The once legendary Watergate Hotel – part of the equally legendary Watergate complex on the Potomac River, next to Georgetown – marked a ceremonial topping off of the hotel’s grand ballroom during its $125-million renovation March 19.
“Once it was the grandest luxury hotel,” said Jacques Cohen, principal of Euro Capital Properties, which is developing and owns the Watergate Hotel. The group intends to bring back the hotel’s mystique — with luxe appointments as well as a 12th floor rooftop.
The grand ballroom, the “hotel’s crown jewel,” said Rakel Cohen, the director of design and development of Euro Capital Properties,” will be called the Moretti Ballroom after the hotel’s designer Luigi Moretti, the Italian architect who created the complex’s contemporary and ground-breaking style in 1961. The hotel opened in 1965.

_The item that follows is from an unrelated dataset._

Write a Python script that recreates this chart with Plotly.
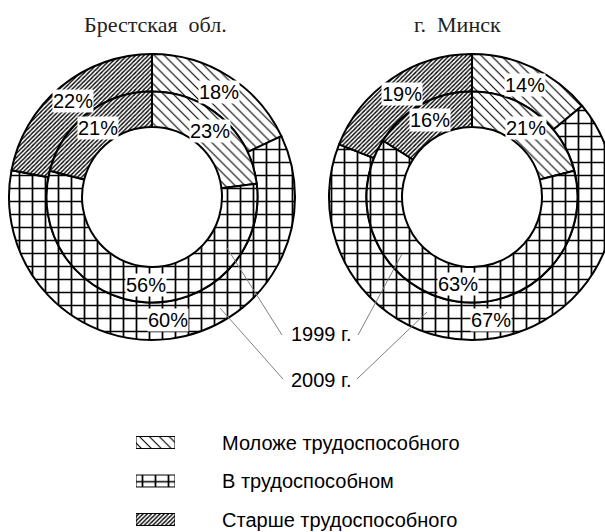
import math
import plotly.graph_objects as go

# ---------------- data ----------------
groups = ["Моложе трудоспособного", "В трудоспособном", "Старше трудоспособного"]
regions = ["Брестская\u00a0\u00a0обл.", "г.\u00a0\u00a0Минск"]
years = ["1999 г.", "2009 г."]
brest_1999 = [23, 56, 21]
brest_2009 = [18, 60, 22]
minsk_1999 = [21, 63, 16]
minsk_2009 = [14, 67, 19]

# ---------------- layout helpers ----------------
W, H = 620, 532          # canvas slightly wider than the window: right ring is clipped like the original


def px(x):
    return x / W


def py(y):
    return 1 - y / H


R_OUT, R_MID, R_HOLE = 143, 105.5, 70
CY = 197
centers = [152, 472]

pattern = dict(
    shape=["\\", "+", "/"],
    size=[7, 13, 3],
    solidity=[0.16, 0.25, 0.45],
    fgcolor="black",
    bgcolor="white",
    fillmode="replace",
)
SANS = "Liberation Sans"

fig = go.Figure()
annotations = []


def text_ann(x, y, text, font):
    return dict(x=px(x), y=py(y), xref="paper", yref="paper", showarrow=False,
                xanchor="center", yanchor="middle", text=text, font=font)


def add_ring(values, cx, r_outer, r_inner):
    fig.add_trace(go.Pie(
        labels=groups,
        values=values,
        sort=False,
        direction="clockwise",
        rotation=0,
        hole=r_inner / r_outer,
        domain=dict(x=[px(cx - r_outer), px(cx + r_outer)],
                    y=[py(CY + r_outer), py(CY - r_outer)]),
        marker=dict(colors=["white"] * 3, line=dict(color="black", width=2),
                    pattern=pattern),
        textinfo="none",
        hoverinfo="label+value",
        showlegend=False,
    ))
    total = sum(values)
    cum = 0
    r_lab = (r_outer + r_inner) / 2
    for v in values:
        ang = 2 * math.pi * (cum + v / 2) / total
        cum += v
        x = cx + r_lab * math.sin(ang)
        y = CY - r_lab * math.cos(ang)
        a = text_ann(x, y, f"{v}%", dict(family=SANS, size=20, color="black"))
        a.update(bgcolor="white", borderpad=0)
        annotations.append(a)


for cx, (v99, v09) in zip(centers, [(brest_1999, brest_2009), (minsk_1999, minsk_2009)]):
    add_ring(v09, cx, R_OUT, R_MID)
    add_ring(v99, cx, R_MID, R_HOLE)

# titles
for tx, name in zip([156, 457], regions):
    annotations.append(text_ann(tx, 25, name,
                                dict(family="Liberation Serif", size=22, color="#222")))

# year labels with leader lines
for ty, label in zip([334, 380], years):
    annotations.append(text_ann(320.5, ty, label, dict(family=SANS, size=20, color="black")))
leaders = [
    ((227, 248), (282, 335)),
    ((402, 254), (358, 335)),
    ((220, 308), (283, 379)),
    ((427, 312), (357, 379)),
]
shapes = [dict(type="line", xref="paper", yref="paper",
               x0=px(a[0]), y0=py(a[1]), x1=px(b[0]), y1=py(b[1]),
               line=dict(color="#808080", width=1)) for a, b in leaders]

# legend swatches (patterned bars) with category labels
fig.add_trace(go.Bar(
    y=groups, x=[1, 1, 1], orientation="h", width=0.31,
    xaxis="x", yaxis="y", showlegend=False, hoverinfo="y",
    marker=dict(color="white", line=dict(color="black", width=1), pattern=pattern),
))

fig.update_layout(
    width=W, height=H,
    margin=dict(l=0, r=0, t=0, b=0),
    paper_bgcolor="white", plot_bgcolor="white",
    annotations=annotations,
    shapes=shapes,
    xaxis=dict(domain=[px(136), px(175)], range=[0, 1], visible=False, fixedrange=True),
    yaxis=dict(domain=[py(531.05), py(423.25)], type="category", range=[2.3, -0.5],
               side="right", showgrid=False, zeroline=False, showline=False,
               ticks="", ticklabelstandoff=46, fixedrange=True,
               tickfont=dict(family=SANS, size=20, color="black")),
    showlegend=False,
)

post = ("document.body.style.margin='0';"
        "document.body.style.overflow='hidden';"
        "document.documentElement.style.overflow='hidden';")
fig.write_html("out.html", post_script=post, config={"displayModeBar": False})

The Watergate complex on 2600 Virginia Ave. NW gained worldwide fame because of a burglary there of the offices of the Democratic National Committee and the ensuing investigation that led to the resignation of President Richard Nixon in 1974.
The Cohens were joined by Mayor Muriel Bowser, Ward 2 Councilman Jack Evans and Foggy Bottom advisory neighborhood commissioner William Kennedy Smith, M.D., costume designer Janie Bryant and hotel managing director Johnny So. Then, the headliners planted small Saliva seedlings in a potting table to indicate the rebirth of the hotel, which has been closed for seven years.
The Watergate Hotel will re-open summer 2015 with retro styling and luxuries that will include 340 guest rooms, whisky bar, fine dining and casual restaurants, grand ballroom, rooftop lounge, fitness center and spa.